El tranvía de cremallera en los bosques de la Alhambra
Estaban, recién llegados, unos inventos llamados a mejorar sus
ociosas existencias. De los primeros en llegar, y de los más trascendentes, el
de la electricidad. Precisamente el años que nos ocupa, se constituyen dos
compañías eléctricas granadinas: “Electra de Órgiva” y “Eléctrica de la Vega
granadina”. Hasta entonces, el alumbrado de las casas acomodadas había sido por
gas. También el de la calles era por gas desde 1866. Lo tenía a su cargo la
empresa “Eugenio Lebón y Cía”, que repartía el suministro para un total de
2.000 farolas distribuidas por la ciudad. La misma compañía también suministraba
un incipiente alumbrado eléctrico urbano y, en 1902, ya tenía instalados medio
centenar de focos callejeros, casi todos por el centro. A la compañía Lebón le
había surgido una seria competidora en 1892, una empresa fundada con capital
granadino, la “Compañía General de Electricidad”, que pronto construyó diversas
centrales hidráulicas aprovechando las corrientes de los ríos Genil, Maitena,
Monachil y Cubillas. Claro que, como a menudo ha sucedido y sucede entre
nosotros, las nuevas ideas son acogidas con suspicacia y se les vaticina poca
duración. Y eso le ocurrió a la electricidad. A pesar de sus obvias ventajas,
más sencilla, más barata, más rápida, menos peligrosa, mejor luz, etc., el
color mortecino de aquella primera luz eléctrica no acababa de convencer a
mucha gente, que siguió alumbrándose con gas cierto tiempo. Aquella
electricidad recién llegada, era neblinosa y sorprendente. Y en las calles, los
padres se detenían con sus hijos de corta edad y señalándoles los delgados
cables eléctricos les decían: “Mira, hijo, aunque no lo parezca, por ahí viene
la luz”.
OTRA NOVEDAD En 1902, con el teléfono venía a suceder lo mismo y buen número de granadinos – de clase acomodada, naturalmente, los únicos particulares que podían permitírselo – casi ni lo tomaban en serio. Una novedad curiosa, quizá, y poco más. Pero desde 1890, o sea, catorce años después de que Graham Bell hubiera conseguido la transmisión a distancia de la voz humana, ya había en Granada dos compañías telefónicas: la “Peninsular” , con oficinas en el número 46 del Zacatín, que atendía las comunicaciones con el resto de España; y la “Sociedad Telefónica de Granada”, encargada de las necesidades del servicio urbano, que tenía su sede en el piso tercero del edificio que entonces ocupaba en sus bajos el popular café del Callejón, entre las calles Mesones e Hileras.
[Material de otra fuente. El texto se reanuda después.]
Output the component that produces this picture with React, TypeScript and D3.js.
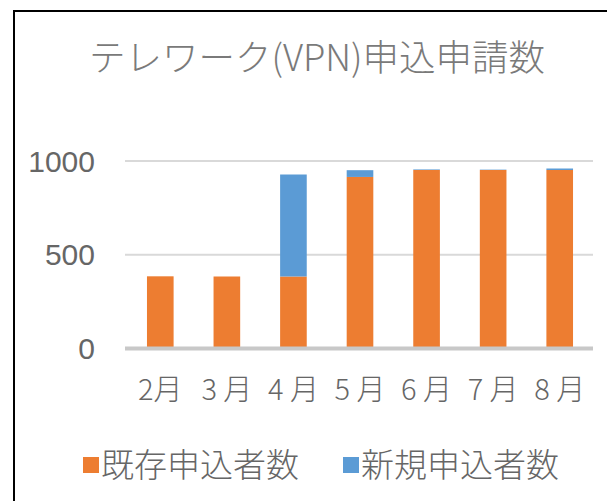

Los primeros en usar el teléfono habían sido, como en todas partes, los organismos públicos y las redacciones de los periódicos. Luego llegaron a usarlo también los particulares, pero más despacio. En 1902, en Granada, había instalados unos 200 teléfonos. El número 1 era el del Arzobispo; el gobernador tenía el número 6 en su despacho; y el rector el número 143, en la Universidad. Las instrucciones que las compañías daban a los usuarios del nuevo invento, eran de lo más pormenorizadas. Y así se les advertía: “El abonado, después de aplicarse el teléfono al oído, deberá empezar diciendo siempre: ¿Quién llama?”… Como sucedió con otros artilugios técnicos, el teléfono despertó en sus comienzos no poco recelos. Sobre todo en las señoras, porque las pobres pensaron que el teléfono podría acabar con el placer de las visitas.
Y es que, entonces, las familias de posición social se visitaban. En un curioso manual de urbanidad de la época, se hacían recomendaciones inefables como éstas: “Las visitas no deben hacerse por las mañanas, ni a las horas de almorzar o cenar; no se deben llevar animales domésticos o niños revoltosos, sin pedir disculpas previas; es elegante llevar algún pequeño obsequio, por ejemplo, alguna golosina para merendar”. Y aún se añadían más detalles de etiqueta: “El que hace la visita es el que inicia la maniobra que la da por finalizada. Por lo general conviene realizarla en dos etapas. Primero se insinúa que conviene retirarse. Los anfitriones hacen un mohín de desagrado. Pasado otro ratito, se aceptará ya la decisión de levantarse” por cierto que este manual de urbanidad lo había escrito el más célebre cronista de sociedad de la época – se firmaba “Montecristo” en las página de la revista “Blanco y Negro” -, que era gran amigo de la marquesa de Esquilache, a la que solía acompañar cuando esta señora venía a descansar a su hermosa finca de Motril. No está de más precisar que Motril, en 1902, atravesaba una situación social tan injusta y dolorosa como la de la capital. Precisamente un año antes, en 1901, dos mil trabajadores desesperados incendiaron la fábrica azucarera motrileña “Santa María”, de la familia Larios, en protesta por los precios miserables a que se pagaba la caña a los campesinos.